_Requirements_
Your task is to copy every line of this material exactly.

_Supplied data_

====

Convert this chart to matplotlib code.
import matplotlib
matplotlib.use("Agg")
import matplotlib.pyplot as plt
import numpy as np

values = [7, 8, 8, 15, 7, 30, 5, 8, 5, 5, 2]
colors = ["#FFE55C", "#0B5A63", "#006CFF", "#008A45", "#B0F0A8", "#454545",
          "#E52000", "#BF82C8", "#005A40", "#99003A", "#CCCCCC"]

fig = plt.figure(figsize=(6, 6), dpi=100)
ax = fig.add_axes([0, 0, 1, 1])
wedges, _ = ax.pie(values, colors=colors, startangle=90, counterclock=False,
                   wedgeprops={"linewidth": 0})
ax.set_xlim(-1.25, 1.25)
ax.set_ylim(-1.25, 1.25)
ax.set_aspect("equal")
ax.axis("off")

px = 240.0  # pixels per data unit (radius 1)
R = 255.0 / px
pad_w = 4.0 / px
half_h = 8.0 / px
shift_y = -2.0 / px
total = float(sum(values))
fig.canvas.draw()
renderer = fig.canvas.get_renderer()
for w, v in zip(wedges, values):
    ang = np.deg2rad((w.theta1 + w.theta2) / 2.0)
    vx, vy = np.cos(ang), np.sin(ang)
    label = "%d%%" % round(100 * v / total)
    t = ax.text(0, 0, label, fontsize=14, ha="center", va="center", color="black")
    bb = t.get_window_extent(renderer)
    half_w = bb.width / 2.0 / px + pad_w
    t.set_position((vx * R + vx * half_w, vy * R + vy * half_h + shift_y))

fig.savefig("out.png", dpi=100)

====

_Solution to this task_
Convert this chart to matplotlib code.
import matplotlib
matplotlib.use("Agg")
import matplotlib.pyplot as plt
import numpy as np

values = [7, 8, 8, 15, 7, 30, 5, 8, 5, 5, 2]
colors = ["#FFE55C", "#0B5A63", "#006CFF", "#008A45", "#B0F0A8", "#454545",
          "#E52000", "#BF82C8", "#005A40", "#99003A", "#CCCCCC"]

fig = plt.figure(figsize=(6, 6), dpi=100)
ax = fig.add_axes([0, 0, 1, 1])
wedges, _ = ax.pie(values, colors=colors, startangle=90, counterclock=False,
                   wedgeprops={"linewidth": 0})
ax.set_xlim(-1.25, 1.25)
ax.set_ylim(-1.25, 1.25)
ax.set_aspect("equal")
ax.axis("off")

px = 240.0  # pixels per data unit (radius 1)
R = 255.0 / px
pad_w = 4.0 / px
half_h = 8.0 / px
shift_y = -2.0 / px
total = float(sum(values))
fig.canvas.draw()
renderer = fig.canvas.get_renderer()
for w, v in zip(wedges, values):
    ang = np.deg2rad((w.theta1 + w.theta2) / 2.0)
    vx, vy = np.cos(ang), np.sin(ang)
    label = "%d%%" % round(100 * v / total)
    t = ax.text(0, 0, label, fontsize=14, ha="center", va="center", color="black")
    bb = t.get_window_extent(renderer)
    half_w = bb.width / 2.0 / px + pad_w
    t.set_position((vx * R + vx * half_w, vy * R + vy * half_h + shift_y))

fig.savefig("out.png", dpi=100)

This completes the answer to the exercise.